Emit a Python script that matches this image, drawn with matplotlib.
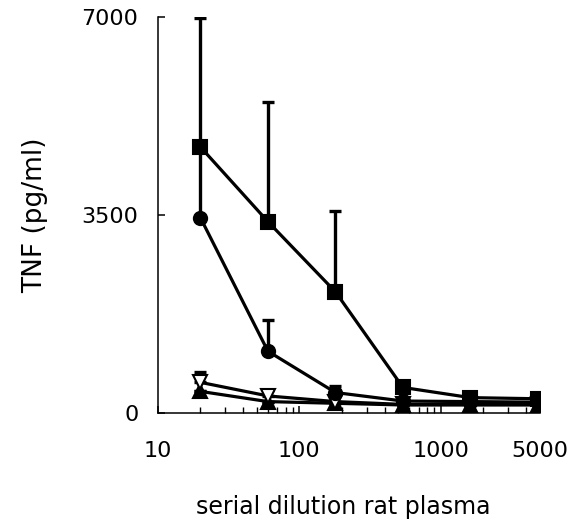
import matplotlib
matplotlib.use("Agg")
import matplotlib.pyplot as plt
from matplotlib.ticker import FixedLocator, LogLocator, NullFormatter

# serial 3-fold dilutions of rat plasma
dilution = [20, 60, 180, 540, 1620, 4860]

# TNF (pg/ml)
tnf_square = [4700, 3380, 2140, 450, 270, 250]
err_square = [2280, 2120, 1420, 0, 0, 0]

tnf_circle = [3450, 1090, 360, 210, 200, 190]
err_circle = [1250, 560, 120, 0, 0, 0]

tnf_tri_open = [540, 300, 200, 150, 150, 150]
err_tri_open = [190, 110, 0, 0, 0, 0]

tnf_tri_fill = [380, 200, 170, 140, 140, 140]
err_tri_fill = [0, 0, 0, 0, 0, 0]

y_ticks = [0, 3500, 7000]
x_ticks = [10, 100, 1000, 5000]
x_ticklabels = ["10", "100", "1000", "5000"]

INK = "black"

fig = plt.figure(figsize=(5.76, 5.26), dpi=100)
ax = fig.add_axes([0.274, 0.215, 0.663, 0.753])

series = [
    (tnf_tri_fill, err_tri_fill, "^", INK),
    (tnf_tri_open, err_tri_open, "v", "white"),
    (tnf_circle, err_circle, "o", INK),
    (tnf_square, err_square, "s", INK),
]
for vals, err, marker, face in series:
    zeros = [0] * len(err)
    ax.errorbar(dilution, vals, yerr=[zeros, err], fmt="none", ecolor=INK,
                elinewidth=2.4, capsize=4, capthick=2.4, zorder=2)
    ax.plot(dilution, vals, color=INK, linewidth=2.3, marker=marker,
            markersize=9.5, markerfacecolor=face, markeredgecolor=INK,
            markeredgewidth=1.5, zorder=3)

ax.set_xscale("log")
ax.set_xlim(10, 5000)
ax.set_ylim(0, 7000)
ax.xaxis.set_major_locator(FixedLocator(x_ticks))
ax.set_xticklabels(x_ticklabels)
ax.xaxis.set_minor_locator(LogLocator(base=10, subs=range(2, 10)))
ax.xaxis.set_minor_formatter(NullFormatter())
ax.set_yticks(y_ticks)
ax.set_yticklabels([str(v) for v in y_ticks])

for s in ("top", "right"):
    ax.spines[s].set_visible(False)
for s in ("left", "bottom"):
    ax.spines[s].set_linewidth(1.1)
    ax.spines[s].set_color(INK)

ax.tick_params(axis="both", which="major", direction="in", length=5,
               width=1.1, labelsize=16, colors=INK)
ax.tick_params(axis="x", which="minor", direction="in", length=4, width=1.0)
ax.tick_params(axis="x", which="major", pad=20)
ax.tick_params(axis="y", which="major", pad=14)

ax.set_ylabel("TNF (pg/ml)", fontsize=19, labelpad=24)
fig.text(0.596, 0.036, "serial dilution rat plasma", fontsize=17,
         ha="center", va="center", color=INK)

fig.savefig("out.png", dpi=100, facecolor="white")
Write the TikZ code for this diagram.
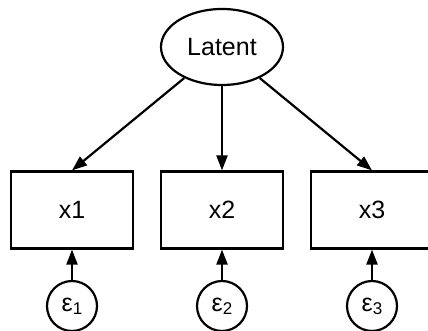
\documentclass[tikz,border=0pt]{standalone}
\usepackage{fontspec}
\setmainfont{Liberation Sans}
\usetikzlibrary{arrows.meta}
\usetikzlibrary{shapes.geometric}

\newcommand{\errlabel}[1]{ε{\fontsize{17}{17}\selectfont\raisebox{-3pt}{#1}}}

\begin{document}
\begin{tikzpicture}[x=1pt, y=-1pt, line width=2.2pt,
  every node/.style={font=\fontsize{25}{30}\selectfont},
  latentvar/.style={draw, ellipse, minimum width=122pt, minimum height=76pt, inner sep=0pt},
  obsvar/.style={draw, rectangle, minimum width=122pt, minimum height=77pt},
  errvar/.style={draw, circle, minimum size=50pt, inner sep=0pt},
  loading/.style={arrows=-{Triangle[length=15pt, width=11pt]}}]
  \useasboundingbox (0,0) rectangle (428,331);
  \node[latentvar] (lat) at (222,47) {Latent};
  \node[obsvar] (x1) at (72,210) {x1};
  \node[obsvar] (x2) at (222,210) {x2};
  \node[obsvar] (x3) at (372,210) {x3};
  \node[errvar] (e1) at (72,306) {\errlabel{1}};
  \node[errvar] (e2) at (222,306) {\errlabel{2}};
  \node[errvar] (e3) at (372,306) {\errlabel{3}};
  \path[draw, loading] (lat) -- (x1.north);
  \path[draw, loading] (lat) -- (x2.north);
  \path[draw, loading] (lat) -- (x3.north);
  \path[draw, loading] (e1) -- (x1.south);
  \path[draw, loading] (e2) -- (x2.south);
  \path[draw, loading] (e3) -- (x3.south);
\end{tikzpicture}
\end{document}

__What is required__
Extract from the data every line where "this" shows up.

__Full response__
Emit a Python script that matches this image, drawn with matplotlib.
Write the TikZ code for this diagram.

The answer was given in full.